Basic Islamic Concepts



"...and if ye would count the favors of Allah, ye can not enumerate them. Lo! Man is verily a wrong-doer, an ingrate."

(Qur'an surah 14:34)

What the word "Islam" means?

The word Islam is drifted from the Arabic root "salaam" that means Peace. Islam also means "voluntary submission to the will of God" that would be, according to the Islamic concept, the way of reaching inner peace. The Islam, in its original form, didn’t demand an irrational belief. It proposes, on the contrary, the intelligent faith, an interrelation between faith and reason. It invites to the development of observation, contemplation and reflection.

The antagonism between religion and science does not exist in Islam. It was this narrow linking between faith and reason that habilitated the Islamic culture not only to absorb but also to live the useful knowledge, including the one from the ancient peoples. 

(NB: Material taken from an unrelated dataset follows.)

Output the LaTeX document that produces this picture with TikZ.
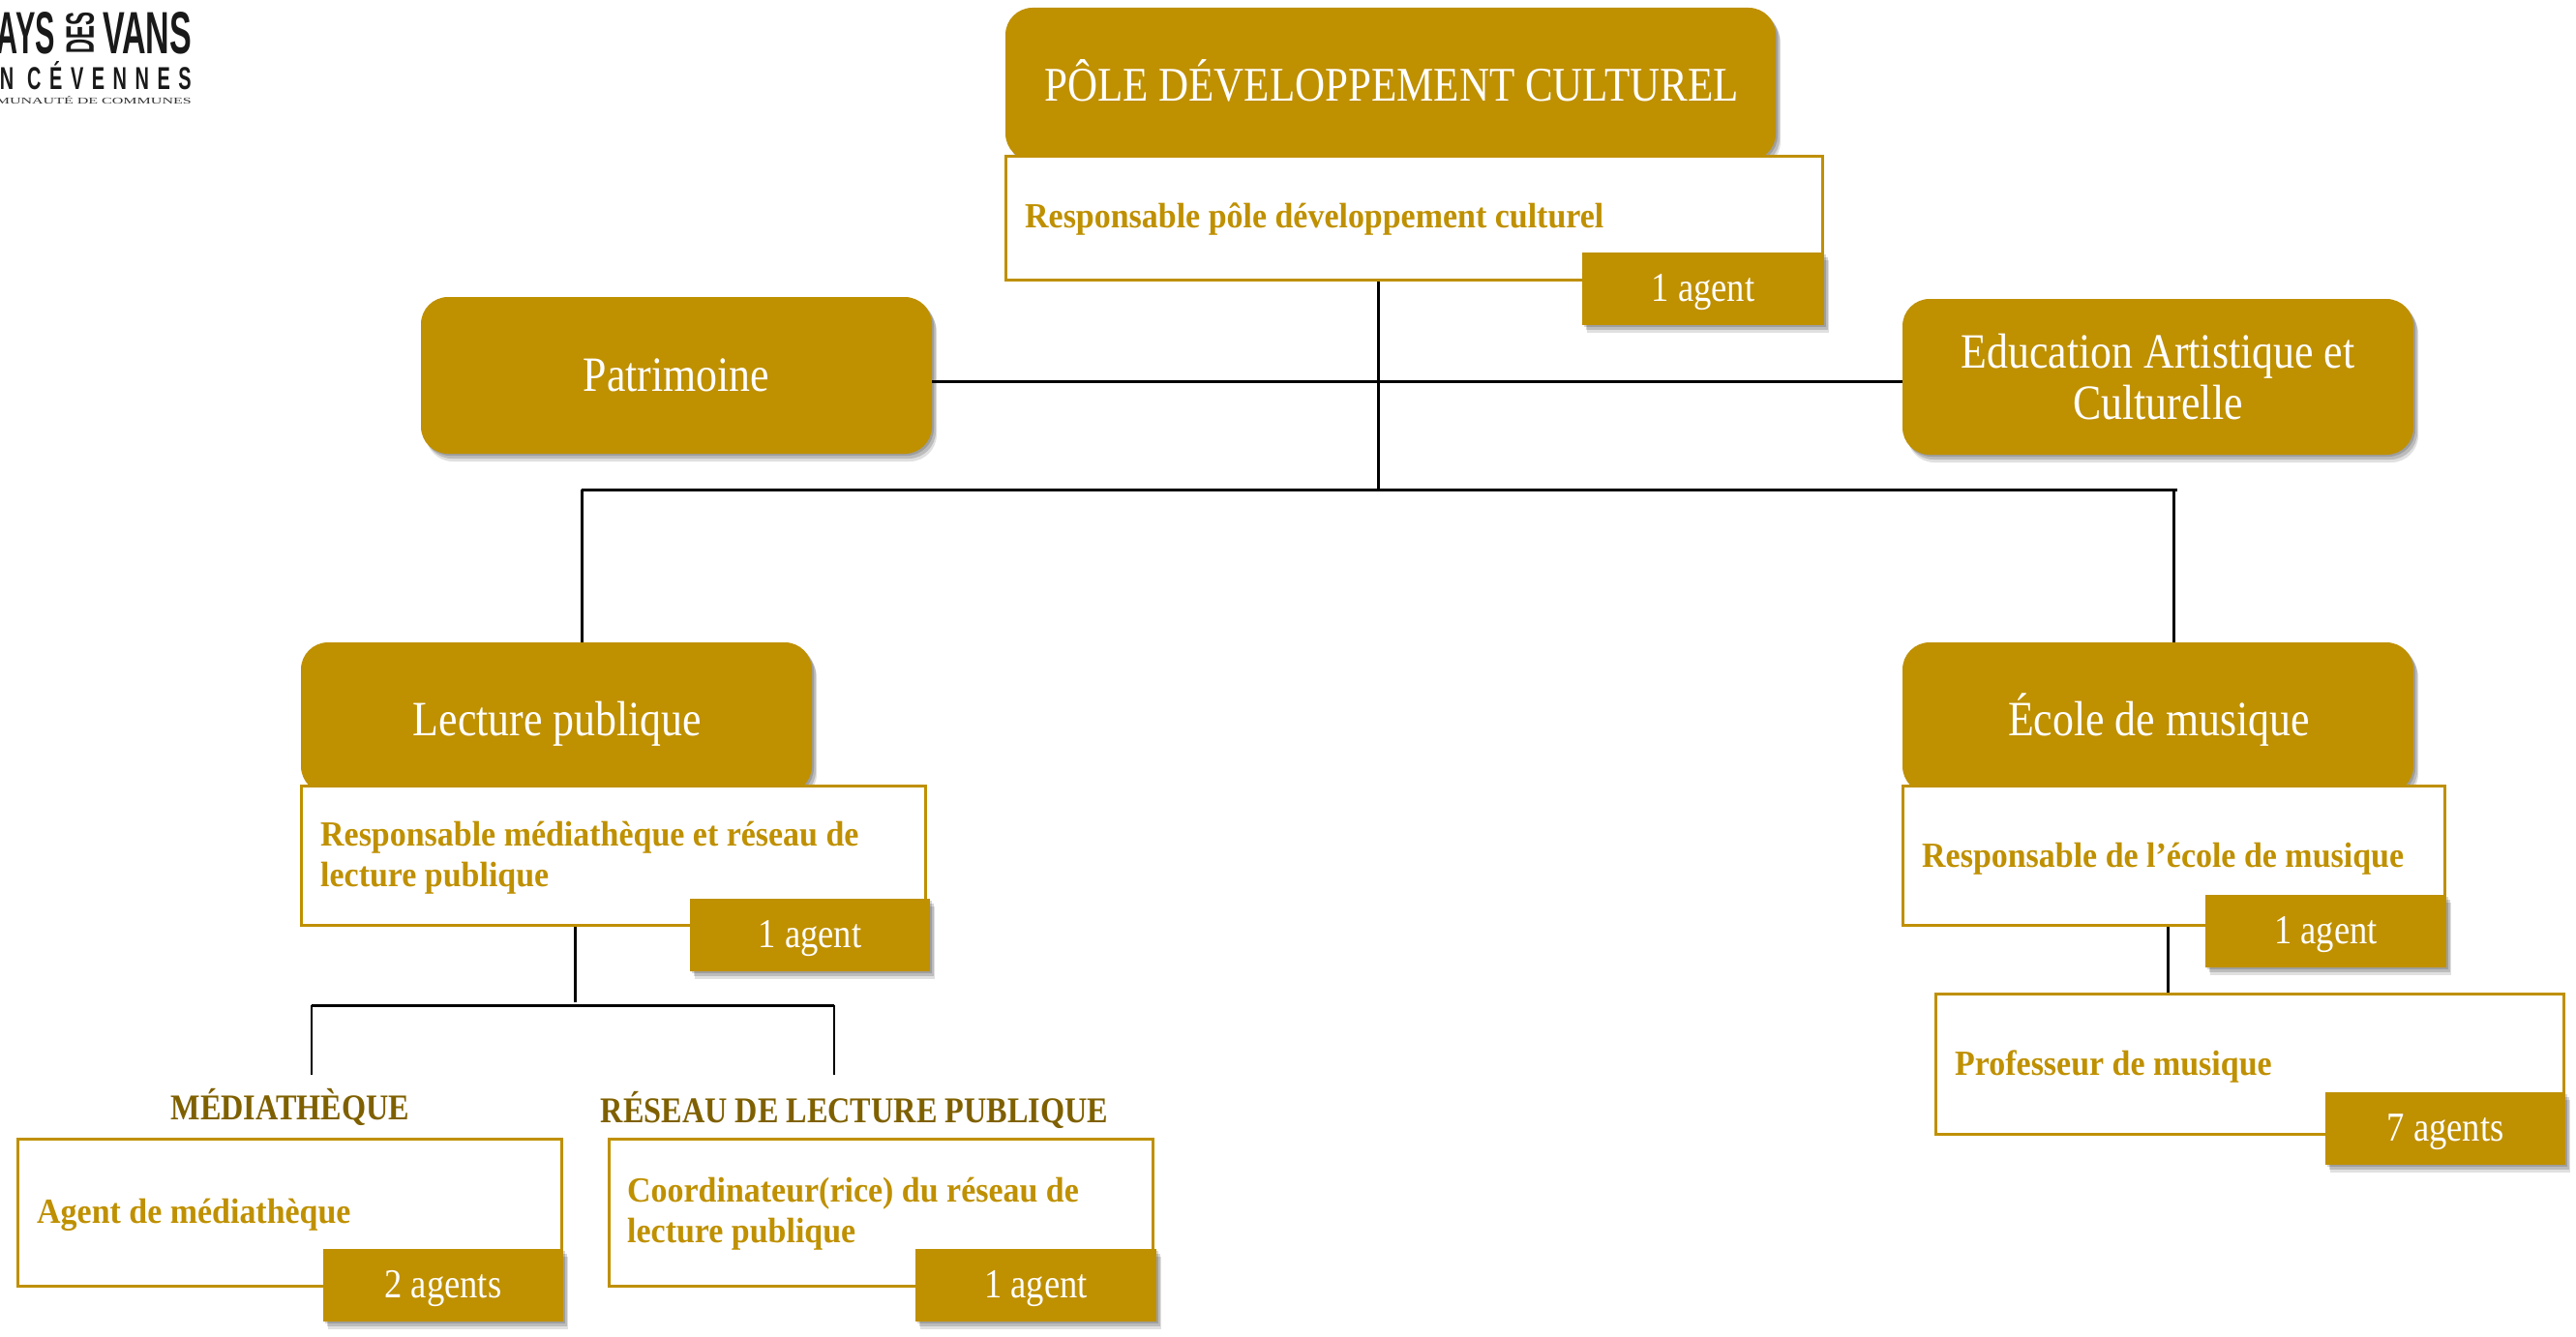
\documentclass[tikz,border=0pt]{standalone}
\usepackage{fontspec}
\usepackage{graphicx}
\usetikzlibrary{shadows,calc}
\setmainfont{Liberation Serif}[FakeStretch=0.86]
\newfontfamily\rolefont{Liberation Serif}[FakeStretch=0.93]
\newfontfamily\logofont{Liberation Sans}[FakeStretch=0.7]
\definecolor{gold}{HTML}{BF9000}
\definecolor{darkgold}{HTML}{7F6000}
\tikzset{
  x=1pt,y=-1pt,
  softshadow/.style={
    general shadow={shadow xshift=2pt,shadow yshift=-2pt,opacity=.16,fill=black},
    general shadow={shadow xshift=4pt,shadow yshift=-5pt,opacity=.16,fill=black},
    general shadow={shadow xshift=5pt,shadow yshift=-8pt,opacity=.12,fill=black}},
  headbox/.style={fill=gold,rounded corners=28pt,text=white,inner sep=0pt,align=center,font=\fontsize{51}{53}\selectfont,softshadow},
  headtitle/.style={text=white,inner sep=0pt,font=\fontsize{51}{53}\selectfont},
  rolebox/.style={fill=white,draw=gold,line width=3pt,inner sep=0pt},
  countbox/.style={fill=gold,text=white,inner sep=0pt,text height=36pt,text depth=9.4pt,font=\fontsize{42.5}{42}\selectfont,softshadow},
  roletext/.style={text=gold,inner sep=0pt,anchor=west,align=left,font=\fontsize{36.5}{42}\rolefont\bfseries},
  sectiontext/.style={text=darkgold,inner sep=0pt,font=\fontsize{37.5}{40}\selectfont\bfseries},
  link/.style={draw=black,line width=3pt},
  logotext/.style={inner sep=0pt,text=black!90,font=\logofont\bfseries},
}
\begin{document}
\begin{tikzpicture}
\useasboundingbox (0,0) rectangle (2662,1381);
% junctions
\coordinate (topstart) at (1424,289);
\coordinate (topstem) at (1424,506);
\coordinate (branchL) at (601,506);
\coordinate (branchE) at (2250,506);
\coordinate (branchR) at (2246,506);
\coordinate (midcross) at (1424,394);
\coordinate (libstart) at (594,956);
\coordinate (libstemend) at (594,1036);
\coordinate (forkL) at (322,1039);
\coordinate (forkR) at (862,1039);
\coordinate (forkLend) at (322,1111);
\coordinate (forkRend) at (862,1111);
\coordinate (musstem) at (2240,956);
\coordinate (musstemend) at (2240,1027);

% header boxes
\node[headbox,minimum width=796pt,minimum height=158pt] (pole) at (1437,87) {};
\node[headbox,minimum width=528pt,minimum height=162pt] (patrimoine) at (699,388) {Patrimoine};
\node[headbox,minimum width=528pt,minimum height=161pt] (education) at (2230,389.5) {Education Artistique et\\Culturelle};
\node[headbox,minimum width=528pt,minimum height=156pt] (lecture) at (575,742) {};
\node[headbox,minimum width=528pt,minimum height=156pt] (ecole) at (2230,742) {};
\node[headtitle,font=\fontsize{50}{53}\selectfont] (poletitle) at (1438,83) {PÔLE DÉVELOPPEMENT CULTUREL};
\node[headtitle] (lecturetitle) at (576,748) {Lecture publique};
\node[headtitle] (ecoletitle) at (2231,744) {École de musique};

% connectors
\draw[link] (topstart) -- (topstem);
\draw[link] (patrimoine.east |- midcross) -- (education.west |- midcross);
\draw[link] (branchL) -- (branchE);
\draw[link] (branchL) -- (lecture.north -| branchL);
\draw[link] (branchR) -- (ecole.north -| branchR);
\draw[link] (libstart) -- (libstemend);
\draw[link] (forkL) -- (forkR);
\draw[link,line width=2.5pt] (forkL) -- (forkLend);
\draw[link,line width=2.5pt] (forkR) -- (forkRend);
\draw[link] (musstem) -- (musstemend);

% role boxes
\node[rolebox,minimum width=844pt,minimum height=128pt] (polerole) at (1461,225) {};
\node[roletext] (poleroletext) at (1059,226.5) {Responsable pôle développement culturel};
\node[countbox,minimum width=250pt,minimum height=75pt] (polecount) at (1760,298.5) {1 agent};

\node[rolebox,minimum width=645pt,minimum height=144pt] (librole) at (633.5,884) {};
\node[roletext] (libroletext) at (331,886.5) {Responsable médiathèque et réseau de\\lecture publique};
\node[countbox,minimum width=248pt,minimum height=75pt] (libcount) at (837,966.5) {1 agent};

\node[rolebox,minimum width=560pt,minimum height=144pt] (musrole) at (2246,884) {};
\node[roletext] (musroletext) at (1986,887.5) {Responsable de l’école de musique};
\node[countbox,minimum width=249pt,minimum height=75pt] (muscount) at (2403.5,962.5) {1 agent};

\node[rolebox,minimum width=649pt,minimum height=145pt] (profrole) at (2324.5,1099.5) {};
\node[roletext] (profroletext) at (2020,1103) {Professeur de musique};
\node[countbox,minimum width=248pt,minimum height=75pt] (profcount) at (2527,1166.5) {7 agents};

\node[sectiontext] (medlabel) at (300,1144) {MÉDIATHÈQUE};
\node[sectiontext] (reslabel) at (883,1147) {RÉSEAU DE LECTURE PUBLIQUE};

\node[rolebox,minimum width=562pt,minimum height=152pt] (medrole) at (299,1253) {};
\node[roletext] (medroletext) at (38,1255.5) {Agent de médiathèque};
\node[countbox,minimum width=248pt,minimum height=75pt] (medcount) at (458,1328.5) {2 agents};

\node[rolebox,minimum width=562pt,minimum height=152pt] (resrole) at (910,1253) {};
\node[roletext] (resroletext) at (648,1255) {Coordinateur(rice) du réseau de\\lecture publique};
\node[countbox,minimum width=249pt,minimum height=75pt] (rescount) at (1070.5,1328.5) {1 agent};

% logo (cut by the left edge of the picture)
\node[logotext,anchor=north east] (logoa) at (57,12) {\resizebox{60pt}{43pt}{AYS}};
\node[logotext,anchor=north west] (logob) at (68,12) {\resizebox{29pt}{43pt}{\rotatebox{90}{DES}}};
\node[logotext,anchor=north west] (logoc) at (106,12) {\resizebox{92pt}{43pt}{VANS}};
\node[logotext,anchor=north east] (logod) at (198,63) {\resizebox{198pt}{29pt}{\addfontfeature{LetterSpace=30}N CÉVENNES}};
\node[inner sep=0pt,anchor=north east,text=black!80] (logoe) at (198,99.5) {\resizebox{202pt}{8pt}{\rmfamily MUNAUTÉ DE COMMUNES}};
\end{tikzpicture}
\end{document}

Muslims reject the term Islamism, frequently used as being the name of their religion, since the word Islam appears in the Qur’an as being the name of the religion of God, and the one that must be adopted by them. Apparently this term appeared with the purpose to try to standardize the nomenclatures of religious (Judaism, Christianity, Buddhism, etc.) and political (Marxism, Socialism, Capitalism, etc.) ideologies.


What does it mean "to be a Muslim"?

It is common to consider as Muslims all persons who were born inside the Islamic religion, but  "being a Muslim" has a wider concept within the Islamic ideology. In fact the word Muslim means "the one who submits himself/herself to the will of God" and within this concept all Universe is Muslim, because it can’t modify the order to which it is submitted and which, for Muslims, it was assigned by God.

As for the human being, Muslims believe that every person is born a Muslim, not as a simple adherent of the religion, but because of this wider concept mentioned previously. 


After becoming an adult and making use of free will, he or she will follow (or not) the laws regarded as divine and that will characterize his/her submission, now voluntary, to the will of God.

Also there are those that although were born inside a family of Muslim tradition, departed later from the religious practice although they continue referring to themselves as Muslims, giving to this concept an erroneous ethnic sense.

It is interesting to notice that based on this wider concept of "being Muslim", the idea of "conversion" in reality does not exist in the Islamic ideology, and the one who "has converted" is considered as having "returned to Islam".